As has been widely reported, on 6 October 2015 the Court of Justice of the European Union gave judgment in the case of Maximillian Schrems v the Data Protection Commissioner for Ireland, holding that the European Commission Decision creating the “safe harbour” for the transfer of personal data from the EU to the US was invalid.
European data protection law prohibits the transfer of personal law outside the EU except to a country which “ensures an adequate level of protection” for personal data or where certain exceptions apply – for example where the data subject has given “unambiguous consent” to the transfer, or where “binding corporate rules” have been agreed to provide a contractual means of protection. There is a very limited list of countries which have been found by the EU to ensure an adequate level of protection. But, crucially, by Commission Decision 2000/520/EC of 26 July 2000 it included the EU/US “safe harbour” agreement, with which US companies could self-certify their compliance. The US safe harbour was of vital importance to the large number of international businesses which transfer customer data to their US operations, and with the growing importance of the Cloud even companies with no US operations are increasingly storing data on servers which are physically located in the US – and have therefore been relying on their Cloud service providers’ confirmation that they are signed up to the safe harbour. (Or at least they should have been relying on it if they had properly addressed their minds to the issue.)

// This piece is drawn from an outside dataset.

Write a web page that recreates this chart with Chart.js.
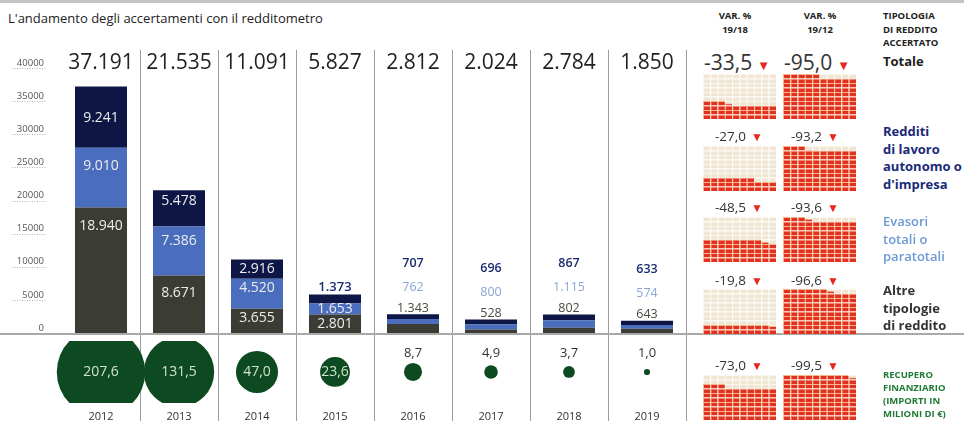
<!DOCTYPE html>
<html><head><meta charset="utf-8">
<script src="https://cdn.jsdelivr.net/npm/chart.js@4.4.1/dist/chart.umd.min.js"></script>
<style>
body{margin:0;background:#fff;width:964px;height:421px;overflow:hidden;position:relative;font-family:"Open Sans",sans-serif;color:#222}
canvas{position:absolute}
.t{position:absolute;white-space:nowrap}
.rule{position:absolute;left:0;width:964px}
.hdr{font-weight:700;font-size:9.5px;line-height:14px;text-align:center;color:#222}
.lab{font-weight:700;font-size:13px;line-height:17.5px}
.caps{font-weight:700;font-size:9.5px;line-height:13px}
.var{color:#333;font-size:13.5px;line-height:18px}
.var .tri{color:#e8261c;font-size:12px;margin-left:5px}
</style></head><body>
<div class="rule" style="top:0;height:3px;background:#c4c4c4"></div>
<div class="t" style="left:8px;top:9px;font-size:13px;line-height:18px;color:#222">L'andamento degli accertamenti con il redditometro</div>
<canvas id="bars" width="690" height="340" style="left:0;top:0"></canvas>
<canvas id="bub" width="690" height="87" style="left:0;top:334px"></canvas>
<div class="rule" style="top:333px;height:2px;background:#a9a9a9"></div>
<div id="right"></div>
<script>
// ---------- DATA ----------
const years = ['2012','2013','2014','2015','2016','2017','2018','2019'];
const altre   = [18940, 8671, 3655, 2801, 1343, 528, 802, 643];
const evasori = [9010, 7386, 4520, 1653, 762, 800, 1115, 574];
const redditi = [9241, 5478, 2916, 1373, 707, 696, 867, 633];
const totali  = [37191, 21535, 11091, 5827, 2812, 2024, 2784, 1850];
const recupero = [207.6, 131.5, 47.0, 23.6, 8.7, 4.9, 3.7, 1.0];
const yTicks = [0, 5000, 10000, 15000, 20000, 25000, 30000, 35000, 40000];
const rowLabels = [['Totale'], ['Redditi','di lavoro','autonomo o',"d'impresa"], ['Evasori','totali o','paratotali'], ['Altre','tipologie','di reddito'], ['RECUPERO','FINANZIARIO','(IMPORTI IN','MILIONI DI €)']];
const var1918 = [-33.5, -27.0, -48.5, -19.8, -73.0];
const var1912 = [-95.0, -93.2, -93.6, -96.6, -99.5];
const colHeaders = [['VAR. %','19/18'], ['VAR. %','19/12']];
const typeHeader = ['TIPOLOGIA','DI REDDITO','ACCERTATO'];

// ---------- helpers ----------
const fmtInt = n => String(n).replace(/\B(?=(\d{3})+(?!\d))/g, '.');
const fmtDec = v => v.toFixed(1).replace('.', ',');
Chart.defaults.font.family = '"Open Sans", sans-serif';

// ---------- main stacked bars ----------
const C_ALTRE = '#3b3d35', C_EVAS = '#4a6dbd', C_REDD = '#0d1645';
const barLabels = {
  id: 'barLabels',
  afterDatasetsDraw(chart) {
    const ctx = chart.ctx, y = chart.scales.y;
    ctx.save();
    ctx.textAlign = 'center'; ctx.textBaseline = 'middle';
    const series = [altre, evasori, redditi];
    const totY = y.getPixelForValue(40000) - 5;
    years.forEach((yr, i) => {
      const bars = [0,1,2].map(d => chart.getDatasetMeta(d).data[i]);
      const x = bars[0].x;
      ctx.font = '400 21px "Open Sans"'; ctx.fillStyle = '#222';
      ctx.fillText(fmtInt(totali[i]), x, totY);
      const topY = bars[2].y;
      const totalH = y.getPixelForValue(0) - topY;
      if (totalH < 25) {
        const offs = [6, 27, 51];
        const cols = ['#4a4a42', '#8ba6d6', '#1c2b72'];
        const fw = ['400', '400', '600'];
        [0,1,2].forEach(d => {
          ctx.font = fw[d] + ' 12.5px "Open Sans"'; ctx.fillStyle = cols[d];
          ctx.fillText(fmtInt(series[d][i]), x, topY - offs[d]);
        });
      } else {
        bars.forEach((b, d) => {
          const top = b.y, h = b.base - b.y;
          let ty, col = '#ececec', f = '400 14px "Open Sans"';
          if (h < 10) { ty = topY - 7; col = '#1c2b72'; f = '600 13px "Open Sans"'; }
          else if (h < 20) ty = top + h / 2;
          else if (d === 2 && h >= 50) ty = top + h * 0.52;
          else ty = top + Math.min(Math.max(9, h * 0.3), 18);
          ctx.font = f; ctx.fillStyle = col;
          ctx.fillText(fmtInt(series[d][i]), x, ty);
        });
      }
    });
    ctx.restore();
  },
  afterDraw(chart) {
    const ctx = chart.ctx, y = chart.scales.y;
    ctx.save();
    ctx.strokeStyle = '#b5b5b5'; ctx.lineWidth = 1; ctx.setLineDash([1, 1.5]);
    yTicks.forEach(v => {
      if (v === 0) return;
      const py = Math.round(y.getPixelForValue(v)) + 0.5;
      ctx.beginPath(); ctx.moveTo(12, py); ctx.lineTo(46, py); ctx.stroke();
    });
    ctx.restore();
  }
};
const sepColor = ctx => (ctx.index === 0 || ctx.index === years.length) ? 'rgba(0,0,0,0)' : '#9c9c9c';

new Chart(document.getElementById('bars'), {
  type: 'bar',
  data: {
    labels: years,
    datasets: [
      { label: 'Altre tipologie di reddito', data: altre, backgroundColor: C_ALTRE },
      { label: 'Evasori totali o paratotali', data: evasori, backgroundColor: C_EVAS },
      { label: "Redditi di lavoro autonomo o d'impresa", data: redditi, backgroundColor: C_REDD }
    ]
  },
  options: {
    responsive: false, animation: false,
    layout: { padding: { top: 50, right: 4, left: 0, bottom: 0 }, autoPadding: false },
    datasets: { bar: { categoryPercentage: 1, barPercentage: 0.667, borderWidth: 0 } },
    plugins: { legend: { display: false }, tooltip: { enabled: false } },
    scales: {
      x: { stacked: true, offset: true,
           grid: { offset: true, color: sepColor, drawTicks: false, lineWidth: 1 },
           border: { display: false }, ticks: { display: false },
           afterFit: s => { s.height = 7; } },
      y: { stacked: true, min: 0, max: 42717,
           afterBuildTicks: s => { s.ticks = yTicks.map(v => ({ value: v })); },
           ticks: { callback: v => String(v), font: { size: 9.5 }, color: '#555', padding: 0, labelOffset: -5 },
           grid: { display: false, drawTicks: true, tickLength: 18, tickColor: 'rgba(0,0,0,0)' }, border: { display: false },
           afterFit: s => { s.width = 62; } }
    }
  },
  plugins: [barLabels]
});

// ---------- bubbles (recupero finanziario) ----------
const K = 3.07;
const bubLabels = {
  id: 'bubLabels',
  afterDatasetsDraw(chart) {
    const ctx = chart.ctx;
    ctx.save(); ctx.textAlign = 'center'; ctx.textBaseline = 'middle';
    chart.getDatasetMeta(0).data.forEach((pt, i) => {
      const r = pt.options.radius;
      if (r > 12) { ctx.font = '400 14px "Open Sans"'; ctx.fillStyle = '#cfe3c6'; ctx.fillText(fmtDec(recupero[i]), pt.x, pt.y); }
      else { ctx.font = '400 13px "Open Sans"'; ctx.fillStyle = '#333'; ctx.fillText(fmtDec(recupero[i]), pt.x, pt.y - 19); }
    });
    ctx.restore();
  }
};
new Chart(document.getElementById('bub'), {
  type: 'bubble',
  data: {
    labels: years,
    datasets: [{
      label: 'Recupero finanziario',
      data: years.map((yr, i) => ({ x: yr, y: 0.45, r: K * Math.sqrt(recupero[i]) })),
      backgroundColor: '#0d4a22', borderWidth: 0,
      clip: { left: false, right: false, top: -7, bottom: 0 }
    }]
  },
  options: {
    responsive: false, animation: false,
    layout: { padding: { left: 62, right: 4, top: 0, bottom: 0 }, autoPadding: false },
    plugins: { legend: { display: false }, tooltip: { enabled: false } },
    scales: {
      x: { type: 'category', labels: years, offset: true,
           grid: { offset: true, color: sepColor, drawTicks: true, tickLength: 18 },
           border: { display: false },
           ticks: { font: { size: 11 }, color: '#333', padding: -11 },
           afterFit: s => { s.height = 18; } },
      y: { display: false, min: 0, max: 1 }
    }
  },
  plugins: [bubLabels]
});

// ---------- right panel: waffles + texts ----------
const right = document.getElementById('right');
function addText(html, cls, left, top, style) {
  const d = document.createElement('div');
  d.className = 't ' + cls; d.innerHTML = html;
  d.style.left = left + 'px'; d.style.top = top + 'px';
  if (style) d.style.cssText += style;
  right.appendChild(d);
  return d;
}
const hdrCenters = [735, 820];
colHeaders.forEach((h, k) => {
  addText(h.join('<br>'), 'hdr', hdrCenters[k] - 30, 9, 'width:60px');
});
addText(typeHeader.join('<br>'), 'caps', 883, 9, 'line-height:13.5px;color:#222');

const rowCenters = [62, 136, 207, 280, 365];
const waffleTops = [74, 146, 217, 289, 375];
const waffleLefts = [703, 783];
const rowColors = ['#222', '#1b2a78', '#6b98d6', '#333', '#1f7a36'];
const rowLabelTops = [53, 123, 213, 282, 368];
rowLabels.forEach((lines, r) => {
  const cls = r === 4 ? 'caps' : 'lab';
  addText(lines.join('<br>'), cls, 883, rowLabelTops[r], 'color:' + rowColors[r] + (r === 2 ? ';font-weight:600' : ''));
});

[var1918, var1912].forEach((arr, k) => {
  arr.forEach((v, r) => {
    const big = r === 0;
    const left = big ? [704, 784][k] : [715, 791][k];
    const fs = big ? 21 : 13.5;
    const d = addText(fmtDec(v) + '<span class="tri">▼</span>', 'var', left, rowCenters[r] - (big ? 15 : 9),
      'font-size:' + fs + 'px;line-height:' + (big ? 30 : 18) + 'px');
    if (big) d.querySelector('.tri').style.fontSize = '13px';
  });
});

function waffle(left, top, pct) {
  const cv = document.createElement('canvas');
  cv.width = 73; cv.height = 45;
  cv.style.left = left + 'px'; cv.style.top = top + 'px';
  right.appendChild(cv);
  const datasets = [];
  for (let r = 0; r < 10; r++) {
    const filled = [], empty = [];
    for (let c = 0; c < 10; c++) {
      const f = Math.max(0, Math.min(1, pct - (r * 10 + c)));
      filled.push(f); empty.push(1 - f);
    }
    datasets.push({ data: filled, backgroundColor: '#e2321f', borderColor: '#f5b48a' });
    datasets.push({ data: empty, backgroundColor: '#efe6d3', borderColor: '#faf6ee' });
  }
  new Chart(cv, {
    type: 'bar',
    data: { labels: ['1','2','3','4','5','6','7','8','9','10'], datasets },
    options: {
      responsive: false, animation: false,
      layout: { padding: 0 },
      datasets: { bar: { categoryPercentage: 1, barPercentage: 1, borderWidth: { top: 1, left: 1, right: 0, bottom: 0 }, borderSkipped: false, inflateAmount: 0 } },
      plugins: { legend: { display: false }, tooltip: { enabled: false } },
      scales: { x: { display: false, stacked: true }, y: { display: false, stacked: true, min: 0, max: 10 } }
    }
  });
}
[var1918, var1912].forEach((arr, k) => {
  arr.forEach((v, r) => waffle(waffleLefts[k], waffleTops[r], -v));
});
</script>
</body></html>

All this was thrown into doubt when Edward Snowden revealed that the US intelligence agencies, and in particular the NSA, carried out widespread and indiscriminate surveillance of data stored by US companies. We now know that US companies have to give access to their data to the NSA, and so are unable to guarantee the necessary adequate level of protection for their personal data to persons in the EU, as the surveillance is carried out on an indiscriminate basis, rather than a proportionate basis where necessary for national security purposes – such as to combat terrorism.
Mr Schrems (who is an Austrian citizen) therefore brought a case requiring the Irish Data Protection Commissioner to prohibit Facebook Ireland (which held his personal data on Facebook) from transferring that data to servers operated by Facebook Inc in the US for processing. The Irish High Court considered it was bound by Commission Decision 2000/520/EC on the safe harbour, but had its doubts as to the validity of the decision in the light of the Snowden revelations, so referred to the CJEU the question whether it was bound to follow the safe harbour Decision.
The CJEU held that it was not, and that national data protection authorities are not prevented by Commission Decisions from carrying out their own assessment. However, the Court went on to take the opportunity to hold (despite not having been expressly asked to do so by the Irish court) that Decision 2000/520/EC is invalid – particularly in the light of subsequent revelations.
So where does this leave the many companies that have been relying on the safe harbour to transfer customer data to their US operations, or just to store it in the Cloud? They cannot just wait and see what happens when the case goes back to the Irish court to decide in the light of the CJEU’s guidance, as the CJEU has already held the safe harbour invalid. Nor can they wait for the EU and US to conclude their current negotiations for an amended safe harbour, as that will take some time and they need to continue transferring personal data. Binding corporate rules or standard contractual clauses in the form approved by the EU should be an option, but it is difficult to see how a US company could comply with any contractual data protection obligations it might undertake, given it would be bound to give the NSA access to its data. There is a limited exception where “the transfer is necessary for the performance of a contract between the data subject and the controller”, which might arguably be used to perform existing contracts with customers. But for the moment, the only viable option seems to be to obtain the unambiguous consent of customers to transferring their data to the US by an express opt-in, warning them of the risk of surveillance by the NSA (in case anybody isn’t already aware of this, or doesn’t appreciate that it could happen in this case). Realistically this would involve stopping providing the service to the customer unless they click to confirm their opt-in to a clear warning message.
The alternative is to find a non-US Cloud service provider with servers in the EU or a country which is still considered to offer adequate protection; the list being Andorra, Argentina, Canada, Faeroe Islands, Guernsey, Israel, Isle of Man, Jersey, New Zealand, Switzerland and Uruguay.